Press release by the Chairman of the Governors of the Group of Ten (G10)

Bank for International Settlement, 10 May 2000
(Updated with current information)

At their meeting on 8 May 2000 in Basel, the Governors of the G10 central banks examined the problems raised by the use of personal computers in counterfeiting banknotes.

In response to the threat of increasing use of personal computers and digital imaging tools, the Governors authorised work by a group of central banks (CBCDG) to develop a system to deter PC-based counterfeiting.

The Central Bank Counterfeit Deterrence Group (CBCDG) and its representatives have begun soliciting support from the Industry and cooperating with manufacturers and software developers to facilitate adoption of the system. The Governors fully endorse these efforts and call upon the Industry to actively support deployment of this system.

Central banks and technology industry join to combat banknote counterfeiting

Bank for International Settlement, 9 March 2004
(Updated with current information)

In response to the threat of increasing use of personal computers and digital imaging tools in counterfeiting banknotes, the Governors of the G10 central banks authorised in May 2000 the development by a group of central banks of a system to deter PC-based counterfeiting. At their meeting in March 2004, the Governors took note of important progress in this area.

The Central Bank Counterfeit Deterrence Group (CBCDG) has now developed the Counterfeit Deterrence System, consisting of anti-counterfeiting technologies which prevent personal computers and digital imaging tools from capturing or reproducing the image of a protected banknote.

Several leading personal computer hardware and software manufacturers have voluntarily adopted the system in recognition of the harm that counterfeit currency can cause their customers and the general public. The technology does not have the capacity to track the use of a personal computer or digital imaging tool and consumers will not notice any difference in the performance or effectiveness of products equipped with this technology.

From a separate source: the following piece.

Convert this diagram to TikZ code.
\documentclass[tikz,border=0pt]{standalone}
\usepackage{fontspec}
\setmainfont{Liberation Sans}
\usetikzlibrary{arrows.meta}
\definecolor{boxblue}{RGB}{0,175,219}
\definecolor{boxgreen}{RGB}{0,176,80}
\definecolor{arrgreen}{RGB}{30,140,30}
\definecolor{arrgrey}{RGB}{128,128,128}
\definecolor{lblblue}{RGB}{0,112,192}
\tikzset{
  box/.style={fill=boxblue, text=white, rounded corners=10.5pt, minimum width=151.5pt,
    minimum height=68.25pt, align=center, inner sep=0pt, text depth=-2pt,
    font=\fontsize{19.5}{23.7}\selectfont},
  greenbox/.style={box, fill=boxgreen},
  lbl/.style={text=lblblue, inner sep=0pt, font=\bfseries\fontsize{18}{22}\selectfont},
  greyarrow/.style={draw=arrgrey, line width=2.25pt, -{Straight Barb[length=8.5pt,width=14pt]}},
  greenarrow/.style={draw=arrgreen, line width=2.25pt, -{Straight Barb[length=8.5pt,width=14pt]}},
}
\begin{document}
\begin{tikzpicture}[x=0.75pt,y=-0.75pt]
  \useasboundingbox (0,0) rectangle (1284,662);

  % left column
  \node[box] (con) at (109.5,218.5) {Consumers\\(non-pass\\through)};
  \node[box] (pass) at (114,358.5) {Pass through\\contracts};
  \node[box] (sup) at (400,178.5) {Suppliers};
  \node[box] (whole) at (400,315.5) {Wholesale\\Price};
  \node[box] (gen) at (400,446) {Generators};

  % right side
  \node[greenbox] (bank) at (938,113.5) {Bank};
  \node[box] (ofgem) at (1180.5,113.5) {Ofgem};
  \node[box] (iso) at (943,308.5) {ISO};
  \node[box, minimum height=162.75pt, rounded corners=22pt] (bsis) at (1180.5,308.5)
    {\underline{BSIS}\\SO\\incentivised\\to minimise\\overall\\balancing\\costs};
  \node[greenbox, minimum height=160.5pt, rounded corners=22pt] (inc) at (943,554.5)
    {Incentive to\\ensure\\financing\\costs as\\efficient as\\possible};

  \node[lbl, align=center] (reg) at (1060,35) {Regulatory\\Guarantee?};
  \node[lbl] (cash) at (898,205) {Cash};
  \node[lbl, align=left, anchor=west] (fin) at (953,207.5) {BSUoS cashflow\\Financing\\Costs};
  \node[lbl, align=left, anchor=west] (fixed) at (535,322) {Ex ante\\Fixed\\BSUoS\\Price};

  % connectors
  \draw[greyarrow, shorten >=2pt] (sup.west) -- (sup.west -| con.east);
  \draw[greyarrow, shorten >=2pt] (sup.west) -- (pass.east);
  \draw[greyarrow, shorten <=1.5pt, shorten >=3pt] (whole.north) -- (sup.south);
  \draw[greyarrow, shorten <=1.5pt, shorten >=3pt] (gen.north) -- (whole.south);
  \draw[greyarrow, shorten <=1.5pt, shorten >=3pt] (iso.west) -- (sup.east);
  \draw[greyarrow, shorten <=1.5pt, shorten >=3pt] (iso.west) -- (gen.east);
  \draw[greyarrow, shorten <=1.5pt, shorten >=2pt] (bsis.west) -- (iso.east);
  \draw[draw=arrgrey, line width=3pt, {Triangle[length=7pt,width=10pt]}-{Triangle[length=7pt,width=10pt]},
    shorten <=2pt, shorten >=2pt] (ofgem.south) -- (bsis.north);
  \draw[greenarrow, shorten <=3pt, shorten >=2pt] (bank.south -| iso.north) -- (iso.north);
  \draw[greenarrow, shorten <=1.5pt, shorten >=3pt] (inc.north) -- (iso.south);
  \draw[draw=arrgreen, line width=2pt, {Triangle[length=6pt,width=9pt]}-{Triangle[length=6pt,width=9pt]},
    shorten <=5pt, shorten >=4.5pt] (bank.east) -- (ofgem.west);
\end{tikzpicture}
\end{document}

Further information is available on the website www.rulesforuse.org, which has links to the regulations of various countries governing the reproduction of banknotes. In countries where the new technology restricts a user's ability to copy images of banknotes, the central bank (or the appropriate authority) will make available banknote images for reproduction in accordance with its requirements. The www.rulesforuse.org website directs users to the procedures and sources of banknote images for countries where they are available.

What is the CBCDG?

The CBCDG's mission is to investigate emerging threats to the security of banknotes and to propose solutions for implementation by issuing authorities. The CBCDG is a working group of numerous central banks and note printing authorities.